Tuesday, 25 July 2017

A Prototype Train and a Very Wet Cow.

Tuesday 25th July 2017 at King's Norton.
Returning to Alvechurch from home was not straightforward due to engineering works between Didcot and Oxford; it involved taking four trains and travelling via Gloucester. The GWR train from Reading to Gloucester proudly announced that new high-speed trains would soon arrive on the route and, at Didcot, we saw the Hitachi test train presumably doing route trials. The first new trains are due to start in the autumn.
Finally, we arrived at Alvechurch station and walked the short distance to the marina. It was lovely to be back on board.
We were quite surprised to see two fire engines and an "incident vehicle" with two rubber boats on a trailer, all parked in the marina. It turned out that a cow had fallen into the river that runs parallel to the canal and the fire brigade were in the process of getting it out.
When we checked in to the marina office, they told us that the fire brigade had also been there the day before, rescuing a cow, but they were not sure if it was the same cow! If so, it was a very daft creature!

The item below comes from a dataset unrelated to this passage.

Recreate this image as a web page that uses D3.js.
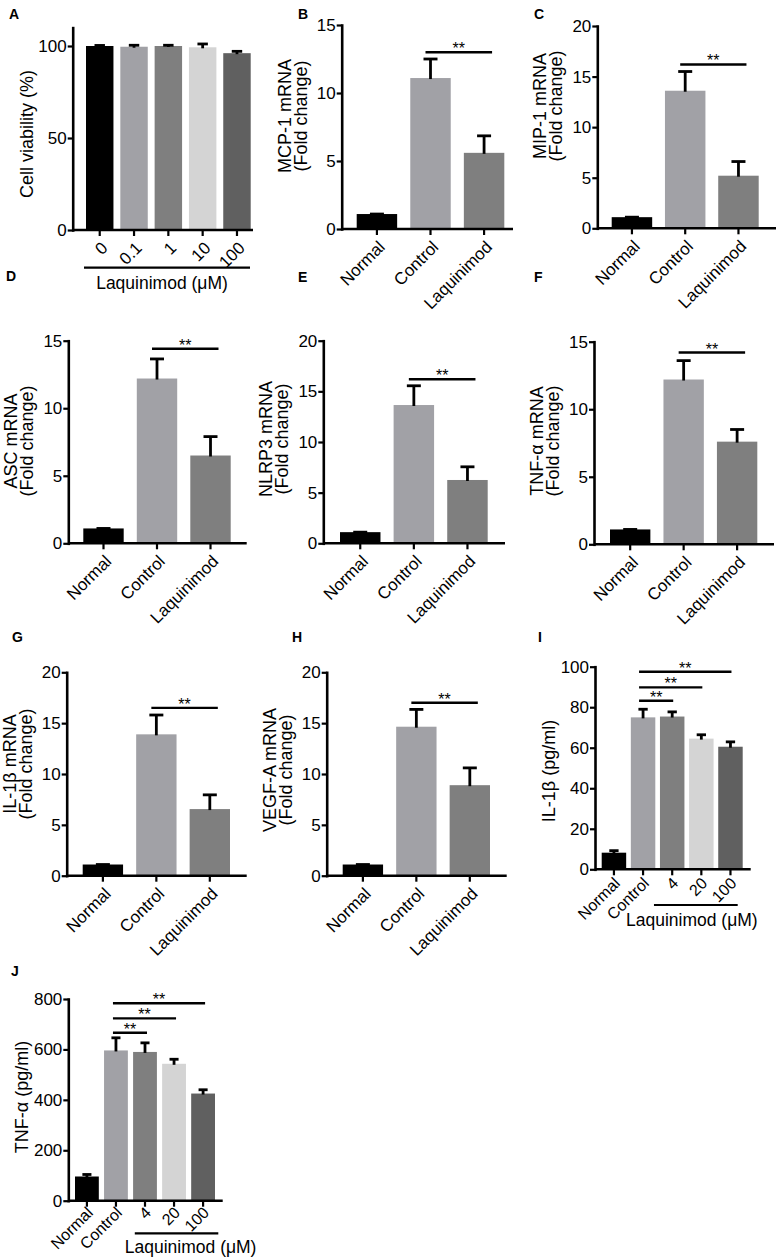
<!DOCTYPE html>
<html>
<head>
<meta charset="utf-8">
<script src="https://cdn.jsdelivr.net/npm/d3@7"></script>
<style>
  body { margin: 0; background: #fff; }
  svg { display: block; font-family: "Liberation Sans", Arial, sans-serif; }
</style>
</head>
<body>
<svg id="fig" width="779" height="1259"></svg>
<script>
// categories
const dosesA = ["0", "0.1", "1", "10", "100"];
const groupsMRNA = ["Normal", "Control", "Laquinimod"];
const groupsELISA = ["Normal", "Control", "4", "20", "100"];

// A: cell viability (%)
const viabilityMean = [100, 99.6, 100, 99.3, 96.1];
const viabilityErr = [0.3, 0.8, 0.4, 1.8, 1.0];

// B-H: mRNA fold change (Normal, Control, Laquinimod)
const mcp1Mean = [1.1, 11.1, 5.6];
const mcp1Err = [0, 1.4, 1.25];
const mip1Mean = [1.1, 13.6, 5.2];
const mip1Err = [0, 1.9, 1.4];
const ascMean = [1.1, 12.2, 6.5];
const ascErr = [0, 1.45, 1.4];
const nlrp3Mean = [1.1, 13.65, 6.25];
const nlrp3Err = [0, 1.9, 1.3];
const tnfMrnaMean = [1.1, 12.2, 7.6];
const tnfMrnaErr = [0, 1.4, 0.9];
const il1bMrnaMean = [1.1, 13.9, 6.55];
const il1bMrnaErr = [0, 1.9, 1.4];
const vegfMean = [1.1, 14.65, 8.9];
const vegfErr = [0, 1.7, 1.7];

// I, J: protein (pg/ml)
const il1bProtMean = [8.2, 75, 75.4, 64.5, 60.5];
const il1bProtErr = [1.0, 4, 2.3, 1.9, 2.4];
const tnfProtMean = [96, 596, 590, 543, 425];
const tnfProtErr = [8, 50, 36, 18, 15];

// significance brackets (value = height of the line)
const sigMcp1 = [{ from: "Control", to: "Laquinimod", value: 13.0 }];
const sigMip1 = [{ from: "Control", to: "Laquinimod", value: 16.2 }];
const sigAsc = [{ from: "Control", to: "Laquinimod", value: 14.4 }];
const sigNlrp3 = [{ from: "Control", to: "Laquinimod", value: 16.2 }];
const sigTnfMrna = [{ from: "Control", to: "Laquinimod", value: 14.2 }];
const sigIl1bMrna = [{ from: "Control", to: "Laquinimod", value: 16.5 }];
const sigVegf = [{ from: "Control", to: "Laquinimod", value: 17.0 }];
const sigIl1bProt = [
    { from: "Control", to: "100", value: 97.5 },
    { from: "Control", to: "20", value: 89.8 },
    { from: "Control", to: "4", value: 83.2 }
];
const sigTnfProt = [
    { from: "Control", to: "100", value: 783 },
    { from: "Control", to: "20", value: 723 },
    { from: "Control", to: "4", value: 666 }
];

const barColors = ["#000000", "#a1a1a6", "#7f7f7f", "#d4d4d4", "#606060"];

const svg = d3.select("#fig");
const FONT = "Liberation Sans, Arial, sans-serif";

// layout of each panel (pixel frames)
const panels = [
    { letter: "A", lx: 9, ly: 19, cats: dosesA, mean: viabilityMean, err: viabilityErr,
      max: 110, ticks: [0, 50, 100], ax: 72.7, y0: 230, yTop: 27.6, xEnd: 253,
      band: [86, 250.7], pad: 0.2, title: ["Cell viability (%)"], titleY: 134, sig: [],
      under: { from: "0", to: "100", dx0: -2, dx1: -0.7, dy: 37.6, text: "Laquinimod (μM)", tx: 162, ty: 59, anchor: "middle" } },
    { letter: "B", lx: 298, ly: 19, cats: groupsMRNA, mean: mcp1Mean, err: mcp1Err,
      max: 15, ticks: [0, 5, 10, 15], ax: 341.7, y0: 229, yTop: 25, xEnd: 513,
      band: [356.7, 504.3], pad: 0.245, title: ["MCP-1 mRNA", "(Fold change)"], titleY: 116, sig: sigMcp1 },
    { letter: "C", lx: 534, ly: 19, cats: groupsMRNA, mean: mip1Mean, err: mip1Err,
      max: 20, ticks: [0, 5, 10, 15, 20], ax: 597.3, y0: 228.3, yTop: 26, xEnd: 776,
      band: [611.7, 758.7], pad: 0.24, title: ["MIP-1 mRNA", "(Fold change)"], titleY: 106, sig: sigMip1 },
    { letter: "D", lx: 6, ly: 281, cats: groupsMRNA, mean: ascMean, err: ascErr,
      max: 15, ticks: [0, 5, 10, 15], ax: 68.3, y0: 543.3, yTop: 340.7, xEnd: 246.7,
      band: [83.3, 230.7], pad: 0.245, title: ["ASC mRNA", "(Fold change)"], titleY: 441, sig: sigAsc },
    { letter: "E", lx: 298, ly: 282, cats: groupsMRNA, mean: nlrp3Mean, err: nlrp3Err,
      max: 20, ticks: [0, 5, 10, 15, 20], ax: 323.3, y0: 543.3, yTop: 340.7, xEnd: 505,
      band: [340, 487.7], pad: 0.245, title: ["NLRP3 mRNA", "(Fold change)"], titleY: 439, sig: sigNlrp3 },
    { letter: "F", lx: 534, ly: 282, cats: groupsMRNA, mean: tnfMrnaMean, err: tnfMrnaErr,
      max: 15, ticks: [0, 5, 10, 15], ax: 594, y0: 544.3, yTop: 341.7, xEnd: 774,
      band: [610, 757.3], pad: 0.245, title: ["TNF-α mRNA", "(Fold change)"], titleY: 441, sig: sigTnfMrna },
    { letter: "G", lx: 12, ly: 642, cats: groupsMRNA, mean: il1bMrnaMean, err: il1bMrnaErr,
      max: 20, ticks: [0, 5, 10, 15, 20], ax: 66.7, y0: 875.7, yTop: 672.3, xEnd: 246.7,
      band: [82.7, 230], pad: 0.245, title: ["IL-1β mRNA", "(Fold change)"], titleY: 764, sig: sigIl1bMrna },
    { letter: "H", lx: 292, ly: 642, cats: groupsMRNA, mean: vegfMean, err: vegfErr,
      max: 20, ticks: [0, 5, 10, 15, 20], ax: 326.7, y0: 875.7, yTop: 672.3, xEnd: 506.7,
      band: [342.7, 490], pad: 0.245, title: ["VEGF-A mRNA", "(Fold change)"], titleY: 770, sig: sigVegf },
    { letter: "I", lx: 538, ly: 642, cats: groupsELISA, mean: il1bProtMean, err: il1bProtErr,
      max: 100, ticks: [0, 20, 40, 60, 80, 100], ax: 595, y0: 869.3, yTop: 666.7, xEnd: 750.7,
      band: [601.7, 742.7], pad: 0.16, title: ["IL-1β (pg/ml)"], titleY: 771, sig: sigIl1bProt,
      sigPad: [-4, 1], labelFont: 16, labelAt: [7, 15],
      under: { from: "4", to: "100", dx0: -6, dx1: -5, dy: 35.7, text: "Laquinimod (μM)", tx: -28, ty: 57, anchor: "start" } },
    { letter: "J", lx: 11, ly: 976, cats: groupsELISA, mean: tnfProtMean, err: tnfProtErr,
      max: 800, ticks: [0, 200, 400, 600, 800], ax: 68.3, y0: 1200.7, yTop: 999, xEnd: 222.7,
      band: [75, 215], pad: 0.18, title: ["TNF-α (pg/ml)"], titleY: 1097, sig: sigTnfProt,
      sigPad: [-3, 2], labelFont: 16, labelAt: [7, 13],
      under: { from: "4", to: "100", dx0: 1.7, dx1: 3.3, dy: 32.6, text: "Laquinimod (μM)", tx: -10, ty: 52.5, anchor: "start" } }
];

function drawPanel(p) {
    const g = svg.append("g");
    const y = d3.scaleLinear().domain([0, p.max]).range([p.y0, p.yTop]);
    const x = d3.scaleBand().domain(p.cats).range(p.band).paddingInner(p.pad).paddingOuter(0);
    const bw = x.bandwidth();

    // bars
    g.selectAll("rect.bar")
        .data(p.cats)
        .join("rect")
        .attr("class", "bar")
        .attr("x", d => x(d))
        .attr("y", (d, i) => y(p.mean[i]))
        .attr("width", bw)
        .attr("height", (d, i) => p.y0 - y(p.mean[i]))
        .attr("fill", (d, i) => barColors[i]);

    // error bars (upper only)
    const capW = Math.min(bw * 0.38, 14);
    const eb = g.selectAll("g.err")
        .data(p.cats)
        .join("g")
        .attr("class", "err")
        .attr("stroke", "#000")
        .attr("stroke-width", 2.8);
    eb.append("line")
        .attr("x1", d => x(d) + bw / 2)
        .attr("x2", d => x(d) + bw / 2)
        .attr("y1", (d, i) => y(p.mean[i]) + 1)
        .attr("y2", (d, i) => y(p.mean[i] + p.err[i]));
    eb.append("line")
        .attr("x1", d => x(d) + bw / 2 - capW / 2)
        .attr("x2", d => x(d) + bw / 2 + capW / 2)
        .attr("y1", (d, i) => y(p.mean[i] + p.err[i]))
        .attr("y2", (d, i) => y(p.mean[i] + p.err[i]));

    // y axis
    const yAxis = d3.axisLeft(y).tickValues(p.ticks).tickSize(5).tickSizeOuter(0).tickPadding(1);
    const ya = g.append("g").attr("transform", `translate(${p.ax},0)`).call(yAxis);
    ya.select(".domain").attr("stroke-width", 2.6).attr("stroke-linecap", "square");
    ya.selectAll(".tick line").attr("stroke-width", 2.2);
    ya.selectAll(".tick text").attr("font-size", 17).attr("fill", "#000").attr("font-family", FONT);

    // x axis
    g.append("line")
        .attr("x1", p.ax).attr("x2", p.xEnd)
        .attr("y1", p.y0).attr("y2", p.y0)
        .attr("stroke", "#000").attr("stroke-width", 2.6);
    const xAxis = d3.axisBottom(x).tickSize(6).tickSizeOuter(0);
    const xa = g.append("g").attr("transform", `translate(0,${p.y0})`).call(xAxis);
    xa.select(".domain").remove();
    xa.selectAll(".tick line").attr("stroke-width", 2.2);
    const [lx, ly] = p.labelAt || [9, 19];
    xa.selectAll(".tick text")
        .attr("font-size", p.labelFont || 17).attr("fill", "#000").attr("font-family", FONT)
        .attr("text-anchor", "end")
        .attr("x", lx).attr("y", ly).attr("dy", 0)
        .attr("transform", `rotate(-45,${lx},${ly})`);

    // y title
    const t = g.append("text")
        .attr("text-anchor", "middle")
        .attr("font-size", 18)
        .attr("fill", "#000");
    if (p.title.length === 2) {
        t.attr("transform", `translate(${p.ax - 51},${p.titleY}) rotate(-90)`);
        t.append("tspan").attr("x", 0).attr("y", 0).text(p.title[0]);
        t.append("tspan").attr("x", 0).attr("y", 16).text(p.title[1]);
    } else {
        t.attr("transform", `translate(${p.ax - 40},${p.titleY}) rotate(-90)`).text(p.title[0]);
    }

    // significance lines
    const pad = p.sigPad || [-5, 8];
    p.sig.forEach(s => {
        const x1 = x(s.from) + bw / 2 + pad[0];
        const x2 = x(s.to) + bw / 2 + pad[1];
        const sy = y(s.value);
        g.append("line")
            .attr("x1", x1).attr("x2", x2)
            .attr("y1", sy).attr("y2", sy)
            .attr("stroke", "#000").attr("stroke-width", 2.4);
        g.append("text")
            .attr("x", (x1 + x2) / 2).attr("y", sy + 2)
            .attr("text-anchor", "middle")
            .attr("font-size", 16)
            .text("**");
    });

    // group underline (Laquinimod doses)
    if (p.under) {
        const u = p.under;
        const ux1 = x(u.from) + u.dx0;
        const ux2 = x(u.to) + bw + u.dx1;
        g.append("line")
            .attr("x1", ux1).attr("x2", ux2)
            .attr("y1", p.y0 + u.dy).attr("y2", p.y0 + u.dy)
            .attr("stroke", "#000").attr("stroke-width", 2.2);
        g.append("text")
            .attr("x", u.anchor === "middle" ? u.tx : ux1 + u.tx)
            .attr("y", p.y0 + u.ty)
            .attr("text-anchor", u.anchor)
            .attr("font-size", 17.5)
            .text(u.text);
    }

    // panel letter
    svg.append("text")
        .attr("x", p.lx).attr("y", p.ly)
        .attr("font-size", 14)
        .attr("font-weight", "bold")
        .text(p.letter);
}

panels.forEach(drawPanel);
</script>
</body>
</html>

The fireman looking after the fire engine was very amused because, having got the cow out of the river, the lads had not removed the rope that they had put around the cow's neck - so they had to chase around the field to catch it again to recover their rope!
After filling up with diesel and water and thanking the marina staff for their hospitality, we finally set off.
The countryside is truly lovely hereabouts, especially on such a sunny afternoon.
The entrance to Wast Hill Tunnel looks tiny but the tunnel is long at a mile and a half and it is broad enough for two boats to pass each other.
This time, M decided not to walk over the top as most of the route is through a large housing estate. It took 35 minutes to go through and half way we met another boat coming the other way. It looked very ghostly in the gloom of the tunnel illuminated only by our tunnel lights. You can just make out the tiny white dot which is the far end of the tunnel.
It was getting quite late as we emerged from the tunnel, so we moored up for the night at King's Norton.
Today: 6 miles, 0 locks and 2.4 hours.
Trip: 117 miles, 138 locks and 97.6 hours.